USS Indianapolis (CA-35). Bow-on view, taken off the Mare Island Navy Yard, California, 10 July 1945, after her final overhaul.

USS Indianapolis (CA-35). View from astern, off the Mare Island Navy Yard, California, 10 July 1945, after her final overhaul.

USS Indianapolis (CA-35). At the Mare Island Navy Yard after her final overhaul, 12 July 1945. Circles on photo mark recent alterations to the ship. Note stripped Cleveland class light cruiser in the right background, with YC-283, an open lighter, alongside.

USS Indianapolis (CA-35). Closeup view of 8″ turret # 2 and the ship’s superstructure, from ahead and to starboard, at the Mare Island Navy Yard following her final overhaul, 12 July 1945. Circles on photo mark recent alterations to the ship.

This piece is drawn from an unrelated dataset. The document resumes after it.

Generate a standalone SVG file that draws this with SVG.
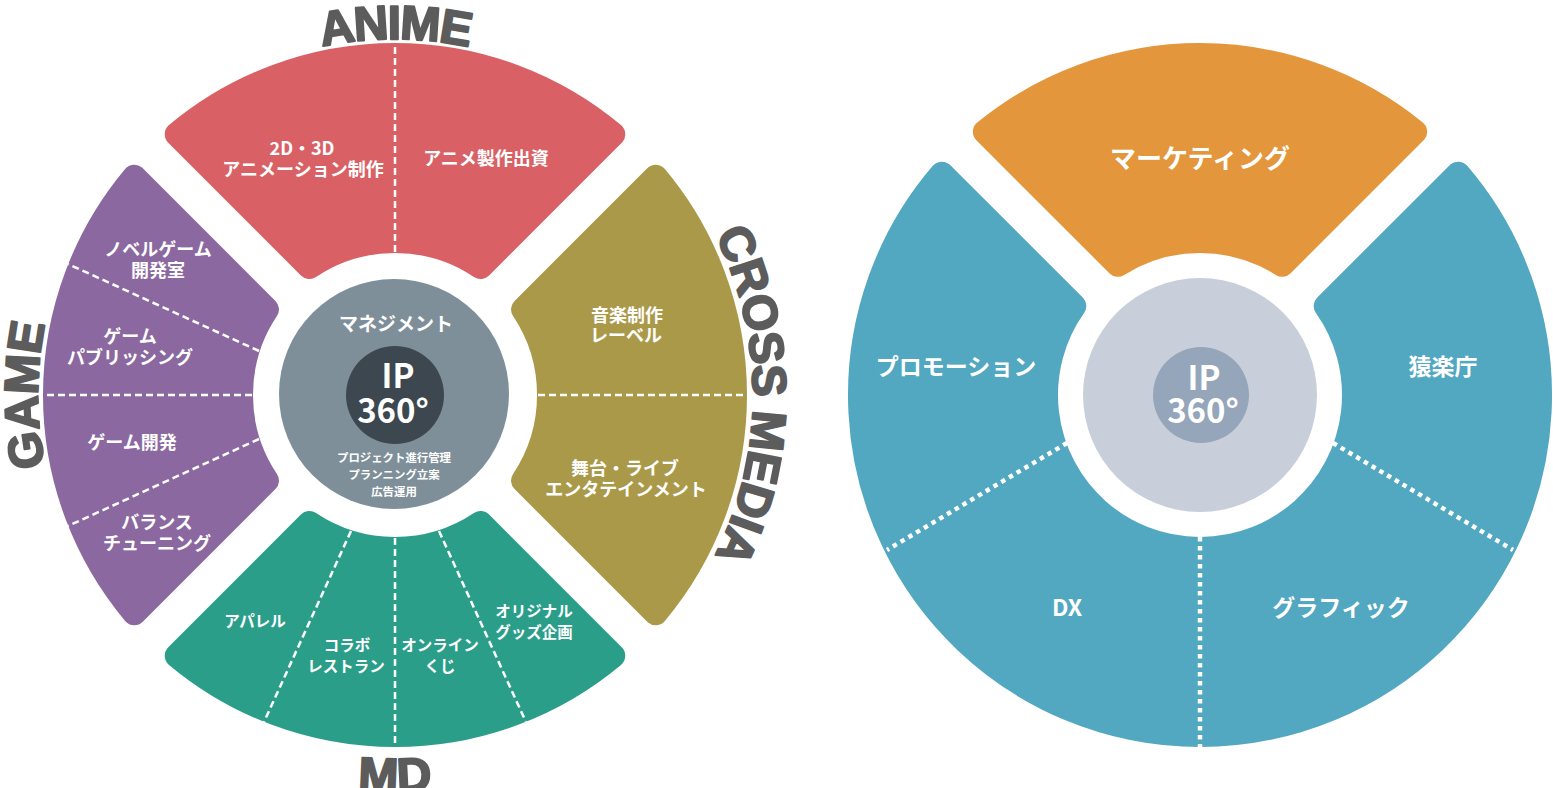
<svg xmlns="http://www.w3.org/2000/svg" width="1553" height="788" viewBox="0 0 1553 788">
<style>
.seg{stroke-width:24;stroke-linejoin:round}
.lbl{font-family:"Noto Sans CJK JP","Noto Sans",sans-serif;font-weight:700;font-size:18px;fill:#fff;text-anchor:middle}
.md{font-size:15.5px}
.sm{font-size:11.4px}
.mg{font-size:19px}
.big{font-size:33px}
.rl{font-size:23px}
.mk{font-size:26px}
.head{font-family:"Liberation Sans","Arial",sans-serif;font-weight:700;font-size:48px;fill:#5c5c5c;stroke:#5c5c5c;stroke-width:2;stroke-linejoin:round}
.dash{stroke:#fff;stroke-width:2.5;stroke-dasharray:7 4;fill:none}
.dot{stroke:#fff;stroke-width:4.5;stroke-dasharray:4.5 4.5;fill:none}
</style>
<defs>
<path id="segL" d="M-218.27,-260.7 A340 340 0 0 1 218.27,-260.7 L85.6,-128.03 A154 154 0 0 0 -85.6,-128.03 Z"/>
<path id="arcTop" d="M39,395 A356 356 0 0 1 751,395"/>
<path id="arcLeft" d="M395,752 A357 357 0 0 1 395,38"/>
<path id="arcRight" d="M395,37 A358 358 0 0 1 395,753"/>
<path id="arcBottom" d="M-2,395 A397 397 0 0 0 792,395"/>
</defs>

<g id="anime">
<use href="#segL" class="seg" transform="translate(395,395)" fill="#D96166" stroke="#D96166"/>
<text class="lbl" x="302" y="155">2D・3D</text>
<text class="lbl" x="303" y="176">アニメーション制作</text>
<text class="lbl" x="486" y="165">アニメ製作出資</text>
<text class="head" font-size="50" letter-spacing="-1.5"><textPath href="#arcTop" startOffset="50%" text-anchor="middle">ANIME</textPath></text>
</g>

<g id="crossmedia">
<use href="#segL" class="seg" transform="translate(395,395) rotate(90)" fill="#AB994A" stroke="#AB994A"/>
<text class="lbl" x="627" y="322">音楽制作</text>
<text class="lbl" x="626" y="342">レーベル</text>
<text class="lbl" x="625" y="475">舞台・ライブ</text>
<text class="lbl" x="626" y="496">エンタテインメント</text>
<text class="head" font-size="46" letter-spacing="-0.5"><textPath href="#arcRight" startOffset="50%" text-anchor="middle">CROSS MEDIA</textPath></text>
</g>

<g id="md">
<use href="#segL" class="seg" transform="translate(395,395) rotate(180)" fill="#2B9E8A" stroke="#2B9E8A"/>
<text class="lbl md" x="255" y="627">アパレル</text>
<text class="lbl md" x="347" y="651">コラボ</text>
<text class="lbl md" x="346" y="672">レストラン</text>
<text class="lbl md" x="440" y="651">オンライン</text>
<text class="lbl md" x="440" y="672">くじ</text>
<text class="lbl md" x="534" y="617">オリジナル</text>
<text class="lbl md" x="534" y="638">グッズ企画</text>
<text class="head"><textPath href="#arcBottom" startOffset="50%" text-anchor="middle">MD</textPath></text>
</g>

<g id="game">
<use href="#segL" class="seg" transform="translate(395,395) rotate(270)" fill="#8B69A0" stroke="#8B69A0"/>
<text class="lbl" x="158" y="256">ノベルゲーム</text>
<text class="lbl" x="158" y="277">開発室</text>
<text class="lbl" x="130" y="343">ゲーム</text>
<text class="lbl" x="130" y="364">パブリッシング</text>
<text class="lbl" x="132" y="449">ゲーム開発</text>
<text class="lbl" x="157" y="529">バランス</text>
<text class="lbl" x="157" y="550">チューニング</text>
<text class="head"><textPath href="#arcLeft" startOffset="50%" text-anchor="middle">GAME</textPath></text>
</g>

<g id="management">
<circle cx="394" cy="394" r="115" fill="#7E8F99"/>
<circle cx="395" cy="395" r="49" fill="#3D4750"/>
<text class="lbl mg" x="396" y="331">マネジメント</text>
<text class="lbl big" x="398" y="388">IP</text>
<text class="lbl big" x="393" y="423">360°</text>
<text class="lbl sm" x="394" y="462">プロジェクト進行管理</text>
<text class="lbl sm" x="394" y="479">プランニング立案</text>
<text class="lbl sm" x="394" y="496">広告運用</text>
</g>

<g id="marketing">
<path class="seg" transform="translate(1200,395)" fill="#E3963B" stroke="#E3963B" d="M-215.17,-263.25 A340 340 0 0 1 215.17,-263.25 L82.17,-130.25 A154 154 0 0 0 -82.17,-130.25 Z"/>
<text class="lbl mk" x="1200" y="168">マーケティング</text>
</g>

<g id="blue-ring">
<path class="seg" transform="translate(1200,395)" fill="#52A7C1" stroke="#52A7C1" d="M-258.1,-221.33 A340 340 0 1 0 258.1,-221.33 L125.72,-88.95 A154 154 0 1 1 -125.72,-88.95 Z"/>
<text class="lbl rl" x="956" y="375">プロモーション</text>
<text class="lbl rl" x="1443" y="375">猿楽庁</text>
<text class="lbl rl" x="1067" y="616">DX</text>
<text class="lbl rl" x="1341" y="616">グラフィック</text>
</g>

<g id="ip-center">
<circle cx="1200" cy="395" r="117" fill="#C8CFDA"/>
<circle cx="1201" cy="395" r="48" fill="#95A5BA"/>
<text class="lbl big" x="1204" y="390">IP</text>
<text class="lbl big" x="1203" y="423">360°</text>
</g>

<g id="dividers">
<g transform="translate(395,395)">
<line class="dash" x1="0" y1="-143" x2="0" y2="-352"/>
<line class="dash" x1="143" y1="0" x2="352" y2="0"/>
<line class="dash" x1="-143" y1="0" x2="-352" y2="0"/>
<line class="dash" x1="-136" y1="-44" x2="-327" y2="-131"/>
<line class="dash" x1="-136" y1="44" x2="-327" y2="131"/>
<line class="dash" x1="0" y1="143" x2="0" y2="352"/>
<line class="dash" x1="-44" y1="136" x2="-131" y2="327"/>
<line class="dash" x1="44" y1="136" x2="131" y2="327"/>
</g>
<g transform="translate(1200,395)">
<line class="dot" x1="-133" y1="48" x2="-313" y2="155"/>
<line class="dot" x1="133" y1="48" x2="313" y2="155"/>
<line class="dot" x1="0" y1="142" x2="0" y2="352"/>
</g>
</g>
</svg>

Note Mk13 radar on Mk34 director, atop Indianapolis‘ tripod foremast, and many other antennas on masts and superstructure. A stripped Cleveland class light cruiser is in the right background, with YC-283, an open lighter, alongside.

USS Indianapolis (CA-35). Closeup view of ship’s forward stack, superstructure and hull, from alongside her starboard side amidships, at the Mare Island Navy Yard following her final overhaul, 12 July 1945. Circles on photo mark recent alterations to the ship. Note float for a SC-1 floatplane stowed behind the stack, liferafts and floater nets, and bow of USS Hercules (AK-41), a cargo ship, in the left distance.

USS Indianapolis (CA-35). Closeup view of her after superstructure and hull, from alongside her starboard side amidships, at the Mare Island Navy Yard following her final overhaul, 12 July 1945. Circles on photo mark recent alterations to the ship. Note SC-1 seaplanes being placed in hangars, aircraft crane, port side catapult (and removal of starboard catapult), 5″/25 guns, rear view of Mk34 gun director and many other details. A stripped Cleveland class light cruiser is in the background, with YC-283, an open lighter, alongside.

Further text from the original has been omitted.